Automating releases for currently un-automated feedstock with custom recipe updates

I recently got involved with maintaining the git-annex feedstock, and we are looking to enable automatic creation of release PRs whenever an upstream release is made, something that’s currently lacking for the feedstock. The feedstock is unusual in the following ways:

  • The recipe builds two variants of git-annex: a “standard”/“alldeps” build that declares a number of dynamically-linked dependencies, and a “nodeps” build that simply redistributes a standalone statically-compiled binary for Linux. The resulting packages are distinguished by different build strings and by build numbers 100 apart.

  • The two variants are sourced from different URLs; the standard build is built from source files downloaded from Hackage (the Haskell package repository), while the nodeps build uses a pre-compiled binary distributed on archive.org.

    • The standard build also downloads GHC in parts from three additional URLs also listed under “source”. I don’t know why it does that.
  • As far as I can tell from looking at its source, while the regro-cf-autotick-bot can create PRs of new releases of software sourced from generic URLs, this only works when the upstream version is bumped by incrementing a single component by 1 and setting all components after it to 0. Unfortunately, this is not how git-annex versions work. Git-annex versions are of the form “<repository version>.<release date>”; e.g., version 10.20230828, which was followed by version 10.20230926.

  • Currently, whenever an upstream release is made, the feedstock is updated by manually running a Bash script that extracts git-annex’s version from its Hackage page, downloads & hashes the source files, and then updates recipe/meta.yaml to use the new version and hashes. Updating the values for the “nodeps” variant is more involved, as the archive.org URL is parameterized by file size and hash rather than by git-annex version, so the script downloads the standalone build from a fixed URL in order to compute these values; it also runs the standalone executable in order to get the exact version string the build declares itself as, for use in a test.

How can we get regro-cf-autotick-bot (or possibly another bot) to automatically create PRs in the feedstock whenever a new version of git-annex is released, and how can we ensure that all recipe parameters are updated appropriately in these PRs?

Thank you for the detailed context! I think your best chance here is submitting a PR to cf-scripts to add compatibility for this versioning scheme, and maybe opting in via a new bot setting in conda-forge.yml?

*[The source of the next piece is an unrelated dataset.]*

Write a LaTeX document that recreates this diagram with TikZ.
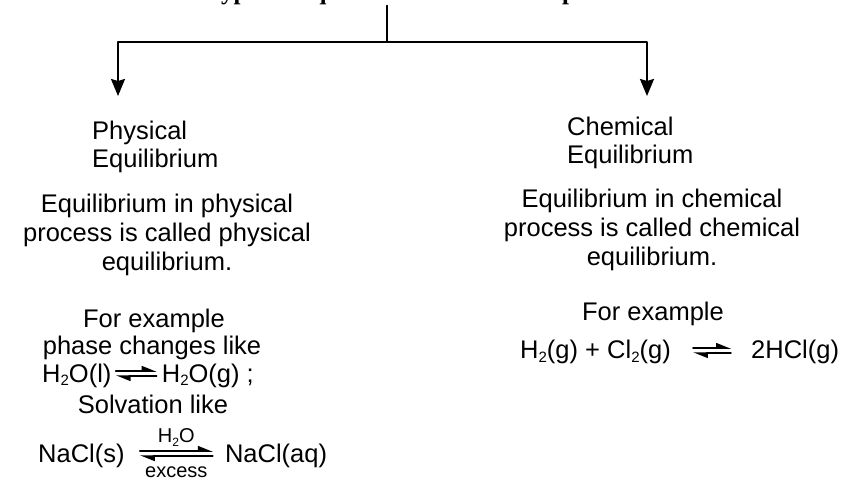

What sort of behavior do you recommend for the versioning scheme? If the scheme were to just check both <current major version>.<today in YYYYMMDD> and <current major version plus 1>.<today>, that would fail if the bot didn’t run by the end of the day after a release (to say nothing of timezone issues). There’s also the fact that the major version once jumped from 8 to 10, and looking through historical versions, I see some occurrences of two releases with the same date, the latter with .1 appended. Alternatively, I suppose the scheme could just query Hackage for the latest version, but I don’t feel familiar enough with Haskell packaging to make something suitable for all Haskell feedstocks.

Even if we got new version detection working, there’s still the fact that properly updating recipe/meta.yaml requires hashes of two different files, plus other information. Would adding code to regro-cf-autotick-bot to fill in all the details be an option, or would we need some sort of automation localized to our feedstock repository?

We don’t really support/allow localized automation (per feedstock workflows, essentially) because it could get out of hand pretty easily. We only have so many GHA runners for the whole org and we already have like… 20k feedstocks?

That versioning scheme seems a bit too involved to be generalized, but maybe there are ways to simplify it. For example, you could just discard the date info when doing comparisons. It doesn’t seem to convey useful information, update-wise.

If this is too specific for regro, maybe a workaround is to have an external workflow doing cron’d checks (every hour?) and handling the automated PR submission. I don’t know how easy is to reuse the regro bot code, but maybe it’s not that much work?